61.299°N, 152.251°W; summit elev. 3374 m
All times are local (unless otherwise noted)
AVO reported that a minor increase in seismicity at Spurr was detected at about 0500 on 25 June, lasted about 45 minutes, and was characterized by several discrete M1earthquakes. The signals recorded were consistent with seismic energy generated by an energetic flow of water, possibly indicating a glacial outburst flood on the lower S flank. The next day seismic levels had declined to near background and no additional flowage signals were observed.
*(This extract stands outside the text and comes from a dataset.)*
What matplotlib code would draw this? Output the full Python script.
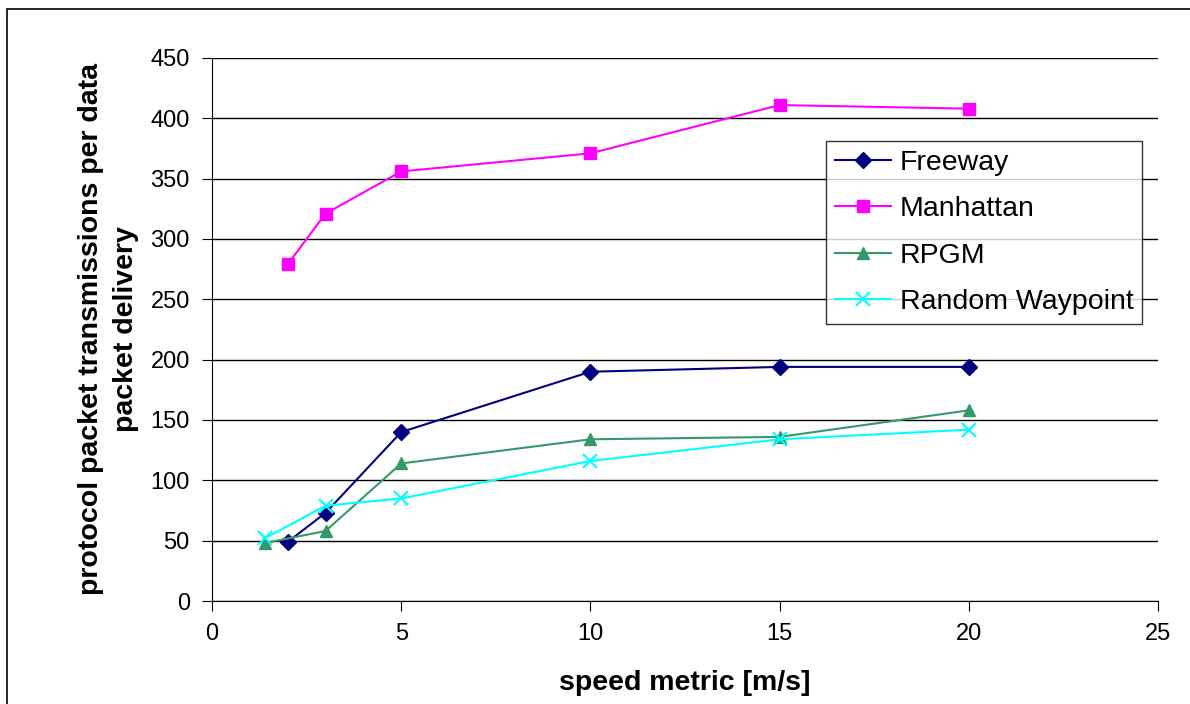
import matplotlib
matplotlib.use('Agg')
import matplotlib.pyplot as plt
from matplotlib.patches import Rectangle

plt.rcParams['font.family'] = ['Liberation Sans', 'DejaVu Sans']

# 데이터
freeway_x = [2, 3, 5, 10, 15, 20]
freeway_y = [49, 73, 140, 190, 194, 194]

manhattan_x = [2, 3, 5, 10, 15, 20]
manhattan_y = [279, 321, 356, 371, 411, 408]

rpgm_x = [1.4, 3, 5, 10, 15, 20]
rpgm_y = [48, 58, 114, 134, 136, 158]

rwp_x = [1.4, 3, 5, 10, 15, 20]
rwp_y = [52, 79, 85, 116, 134, 142]

x_ticks = [0, 5, 10, 15, 20, 25]
y_ticks = [0, 50, 100, 150, 200, 250, 300, 350, 400, 450]

fig = plt.figure(figsize=(11.9, 7.04), dpi=100)
ax = fig.add_axes([212 / 1190, 1 - 601 / 704, (1158 - 212) / 1190, (601 - 58) / 704])

# 바깥 테두리
fig.patches.append(Rectangle((7 / 1190, -0.1), 1.2, 1 - 9 / 704 + 0.1,
                             transform=fig.transFigure, fill=False,
                             edgecolor='black', linewidth=1.2))

ax.plot(freeway_x, freeway_y, color='#000080', marker='D', markersize=8, lw=1.5, label='Freeway')
ax.plot(manhattan_x, manhattan_y, color='#FF00FF', marker='s', markersize=8, lw=1.5, label='Manhattan')
ax.plot(rpgm_x, rpgm_y, color='#339966', marker='^', markersize=9, lw=1.5, label='RPGM')
ax.plot(rwp_x, rwp_y, color='#00FFFF', marker='x', markersize=10, mew=1.5, lw=1.5, label='Random Waypoint')

ax.set_xlim(0, 25)
ax.set_ylim(0, 450)
ax.set_xticks(x_ticks)
ax.set_yticks(y_ticks)
ax.yaxis.grid(True, color='black', linewidth=1)
ax.set_axisbelow(True)
for s in ['top', 'right']:
    ax.spines[s].set_visible(False)
ax.tick_params(direction='out', length=7, labelsize=17, pad=9)

ax.set_xlabel('speed metric [m/s]', fontsize=20.5, fontweight='bold', labelpad=18)
ax.set_ylabel('protocol packet transmissions per data\npacket delivery', fontsize=20.5,
              fontweight='bold', labelpad=8, linespacing=1.45)

leg = ax.legend(loc='upper left', bbox_to_anchor=((826 - 212) / 946, (601 - 141) / 543),
                fontsize=20.5, frameon=True, fancybox=False, edgecolor='black',
                borderpad=0.3, labelspacing=0.72, handlelength=2.0, handletextpad=0.3,
                borderaxespad=0)
leg.get_frame().set_linewidth(1)

fig.savefig('out.png', dpi=100)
Geologic Background. The summit of Mount Spurr, the highest volcano of the Aleutian arc, is a large lava dome constructed at the center of a roughly 5-km-wide horseshoe-shaped caldera open to the south. The volcano lies 130 km W of Anchorage and NE of Chakachamna Lake. The caldera was formed by a late-Pleistocene or early Holocene debris avalanche and associated pyroclastic flows that destroyed an ancestral edifice. The debris avalanche traveled more than 25 km SE, and the resulting deposit contains blocks as large as 100 m in diameter. Several ice-carved post-caldera cones or lava domes lie in the center of the caldera. The youngest vent, Crater Peak, formed at the breached southern end of the caldera and has been the source of about 40 identified Holocene tephra layers. Eruptions from Crater Peak in 1953 and 1992 deposited ash on the city of Anchorage.